The smallest dawn service
Richard, Michael and I were in Manchester for Rich's bucks weekend in 2004. We had hired a convertible beetle and after driving around in London's taxi and bus zone with a blow up kangaroo in the back, we headed for Britain's birthplace of dance music (how ironic that we were driving a German car....). I knew we'd be up all night discotheque-ing on the 24th, so had arranged a surprise dawn service for my mates. As Rich's best man, I wanted to make it a weekend to remember, so I had packed a couple of ANZAC posters kindly donated by the Bunbury RSL (who were ecstatic that I was planning a DIY service) and a laminated poster of the Ode. On the way home, we stopped in a central park and much to the boys' amusement (and about 20 puzzled onlookers) we held an ANZAC service with the posters spread around us.

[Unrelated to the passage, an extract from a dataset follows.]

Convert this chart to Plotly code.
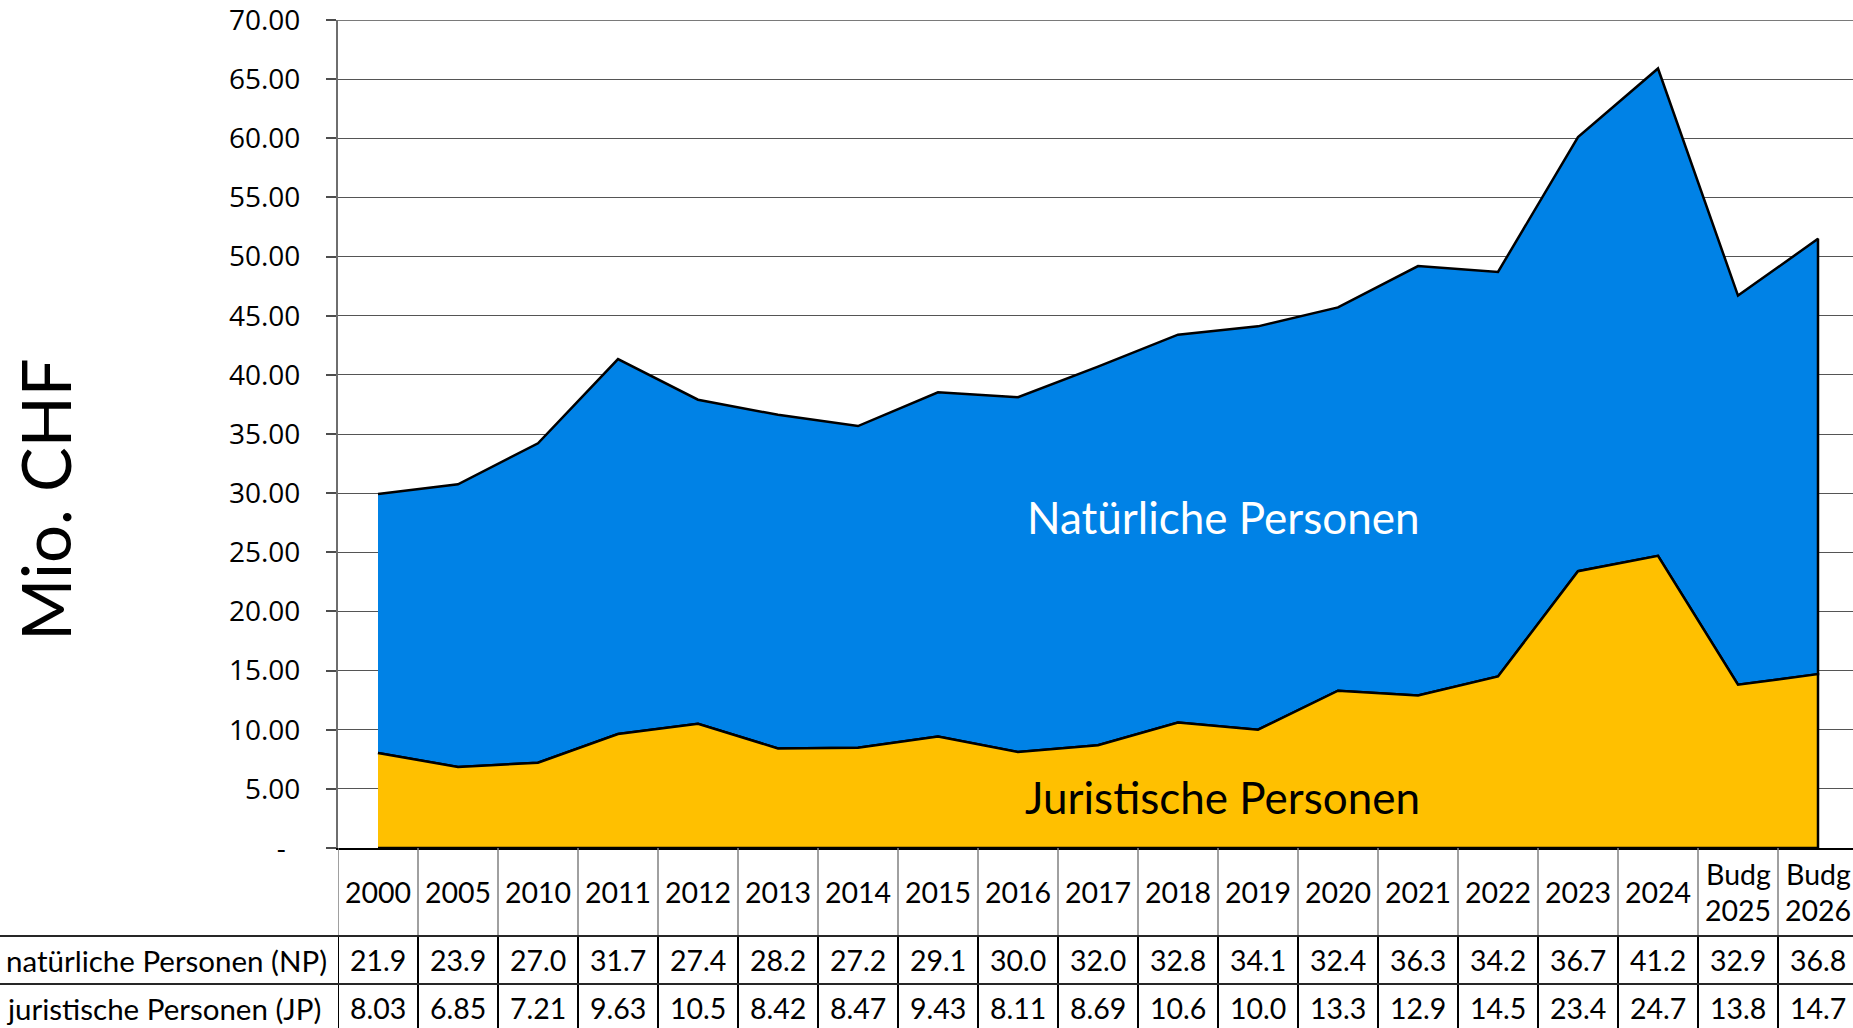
import plotly.graph_objects as go

# ---------------- data ----------------
categories = ["2000", "2005", "2010", "2011", "2012", "2013", "2014", "2015", "2016",
              "2017", "2018", "2019", "2020", "2021", "2022", "2023", "2024",
              "Budg 2025", "Budg 2026"]
np_values = [21.9, 23.9, 27.0, 31.7, 27.4, 28.2, 27.2, 29.1, 30.0, 32.0, 32.8, 34.1,
             32.4, 36.3, 34.2, 36.7, 41.2, 32.9, 36.8]
jp_values = [8.03, 6.85, 7.21, 9.63, 10.5, 8.42, 8.47, 9.43, 8.11, 8.69, 10.6, 10.0,
             13.3, 12.9, 14.5, 23.4, 24.7, 13.8, 14.7]
row_labels = ["natürliche Personen (NP)", "juristische Personen (JP)"]
y_tickvals = [0, 5, 10, 15, 20, 25, 30, 35, 40, 45, 50, 55, 60, 65, 70]
y_ticktext = ["-\u00a0\u00a0"] + [f"{v:.2f}" for v in y_tickvals[1:]]

# ---------------- layout constants ----------------
W, H = 1853, 1028
AX_LEFT = 338          # px, y-axis position
COL_W = 80             # px per category column
PLOT_TOP = 20          # px
PLOT_BOTTOM = 848      # px
ROW1 = 936             # px, line between header and NP row
ROW2 = 984             # px, line between NP and JP row

def py(p):  # pixel y -> paper y
    return (H - p) / H

BLUE = "#0082E6"
GOLD = "#FFC000"
TABLE_FONT = "Lato, Carlito, Calibri, sans-serif"
LABEL_FONT = "Lato, Carlito, Calibri, sans-serif"
TICK_FONT = "Open Sans, Noto Sans, sans-serif"
GRID = "#555555"

n = len(categories)
idx = list(range(n))
totals = [a + b for a, b in zip(np_values, jp_values)]

fig = go.Figure()
# NP area (stacked on top of JP)
fig.add_trace(go.Scatter(
    x=idx + idx[::-1], y=totals + jp_values[::-1],
    fill="toself", fillcolor=BLUE, mode="lines",
    line=dict(color="black", width=2.5), hoverinfo="skip", showlegend=False))
# JP area
fig.add_trace(go.Scatter(
    x=idx + idx[::-1], y=jp_values + [0] * n,
    fill="toself", fillcolor=GOLD, mode="lines",
    line=dict(color="black", width=2.5), hoverinfo="skip", showlegend=False))

x_range = [-0.5, -0.5 + (W - AX_LEFT) / COL_W]

fig.update_layout(
    width=W, height=H,
    margin=dict(l=0, r=0, t=0, b=0, pad=0, autoexpand=False),
    paper_bgcolor="white", plot_bgcolor="white",
    showlegend=False,
    xaxis=dict(domain=[AX_LEFT / W, 1], range=x_range, showgrid=False,
               showticklabels=False, zeroline=False, showline=True,
               linecolor="black", linewidth=2, ticks="", automargin=False,
               fixedrange=True),
    yaxis=dict(domain=[py(PLOT_BOTTOM), py(PLOT_TOP)], range=[0, 70],
               tickvals=y_tickvals, ticktext=y_ticktext,
               ticks="outside", ticklen=10, tickcolor="#4d4d4d", tickwidth=1.5,
               showgrid=True, gridcolor=GRID, gridwidth=1.4,
               showline=True, linecolor="#6e6e6e", linewidth=2.2, zeroline=False,
               tickfont=dict(family=TICK_FONT, size=28, color="black"),
               ticklabelstandoff=20, ticklabeloverflow="allow",
               automargin=False, fixedrange=True),
)

annotations = []
shapes = []

# top gridline at the axis maximum
shapes.append(dict(type="line", xref="paper", yref="y", x0=AX_LEFT / W, x1=1,
                   y0=y_tickvals[-1], y1=y_tickvals[-1], layer="below",
                   line=dict(color="#7a7a7a", width=2)))

# Y-axis title
annotations.append(dict(text="Mio. CHF", xref="paper", yref="paper",
                        x=45 / W, y=py(423 * 1028 / 870), textangle=-90, showarrow=False,
                        font=dict(family=LABEL_FONT, size=67, color="black"),
                        xanchor="center", yanchor="middle"))

# area labels
annotations.append(dict(text="Natürliche Personen", xref="x", yref="y",
                        x=10.57, y=28.0, showarrow=False,
                        font=dict(family=LABEL_FONT, size=44, color="white")))
annotations.append(dict(text="Juristische Personen", xref="x", yref="y",
                        x=10.56, y=4.3, showarrow=False,
                        font=dict(family=LABEL_FONT, size=44, color="black")))

def fmt(v):
    return f"{v:.1f}" if v >= 10 else f"{v:.2f}"

TFS = 28.5
LFS = 29.5
# header row
hdr_center = (PLOT_BOTTOM + ROW1) / 2
for i, c in enumerate(categories):
    parts = c.split(" ")
    for k, part in enumerate(parts):
        off = (k - (len(parts) - 1) / 2) * 36
        annotations.append(dict(text=part, xref="x", yref="paper", x=i,
                                y=py(hdr_center + off), showarrow=False,
                                font=dict(family=TABLE_FONT, size=TFS, color="black"),
                                xanchor="center", yanchor="middle"))

# value rows
row_centers = [(ROW1 + ROW2) / 2, ROW2 + 24]
for r, (label, vals) in enumerate(zip(row_labels, [np_values, jp_values])):
    annotations.append(dict(text=label, xref="paper", yref="paper", x=4 / W,
                            y=py(row_centers[r]), showarrow=False,
                            xanchor="left", yanchor="middle",
                            font=dict(family=TABLE_FONT, size=LFS, color="black")))
    for i, v in enumerate(vals):
        annotations.append(dict(text=fmt(v), xref="x", yref="paper", x=i,
                                y=py(row_centers[r]), showarrow=False,
                                xanchor="center", yanchor="middle",
                                font=dict(family=TABLE_FONT, size=TFS, color="black")))

# table lines
for k in range(n + 1):
    xb = k - 0.5
    shapes.append(dict(type="line", xref="x", yref="paper", x0=xb, x1=xb,
                       y0=py(PLOT_BOTTOM), y1=py(ROW1),
                       line=dict(color="#808080", width=1.5)))
    shapes.append(dict(type="line", xref="x", yref="paper", x0=xb, x1=xb,
                       y0=py(ROW1), y1=0, line=dict(color="black", width=2)))
for yy in (ROW1, ROW2):
    shapes.append(dict(type="line", xref="paper", yref="paper", x0=0, x1=1,
                       y0=py(yy), y1=py(yy), line=dict(color="#262626", width=2)))

fig.update_layout(annotations=annotations, shapes=shapes)
fig.write_html("out.html",
               config={"displayModeBar": False},
               post_script="document.body.style.margin='0';"
                           "document.body.style.overflow='hidden';")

The hard-core dawn service
Some time in the eighties a bunch of friends who may have also been Venturer scouts decided it would be a good idea to ride from Applecross to Kings Park for the dawn service. At the age of 16, it was difficult enough getting up in normal hours, let alone stupid o'clock. And there was a strong easterly making the ride not very pleasant. And I think I ripped my scout uniform falling over when navigating the curly part of a footbridge.

The 13 step dawn service
It was a privilege to guard the memorial in Kings Park. Each Rover unit (scouts for people who don't grow up) had to nominate 4 people to do a half hour stint of marching around the memorial. Our unit always seemed to get 3am or 4am. The older we got, the more likely we were to go into Northbridge, party at a club, then rock up to do a swift clothing change that transformed us from nouveau ravers into para-military disciples. There are massive orange flood lights in each corner of the memorial and these are not pleasant to walk over because the light really does blind you. This, combined with trying to be sensible after a night on the town, in what was a sombre occasion marching around in circles for the state, does not bode well for a fun 30 minute walk. We worked out if you kept your eyes closed and counted thirteen steps, all you needed to do was turn sharply left and you wouldn't fall off.

The traffic light vigil
For some reason, we would guard the Mosman Park memorial on the corner of Stirling Highway and Leake St all night before the dawn service there. I think the idea was to have scouts milling around to stop hippy peacenik vandals. This vigil involved just 2 scouts standing next to the memorial in half hour stints holding a stave. There was a deli across the road with the time and temperature. We would watch the temperature go down throughout the night and woop each time it changed, laying bets over who would have the coldest stint. When you tired of wooping, you could lean over and push the "walk" button on the lights with your stave. We had great pleasure in pressing this button all night, causing cars to stop in the dead of night for no apparent reason. Sometimes we got yelled at....

Upon re-reading this entry, it would seem that there is my own bogan element to ANZAC day, but I prefer to think of it as a legacy of Aussie larrakin and mateship.....

1 comment:

Anonymous said...

The father-in-law went in the Rocko march this year. Older daughter came from Cairns, and negotiated with the RSL for them to be driven in the parade, as he's getting on a bit. I drove and we collected another ageing Digger to sit in the front. Turns out we were one of only two cars (the other was a WWII Jeep)along with the bus. I noted that the Jeep was being followed by a German car and a Japanese bus. Waves of clapping and 'good onya, Digger' followed us around the track.
And I won $25 playing two-up at the RSL afterwards.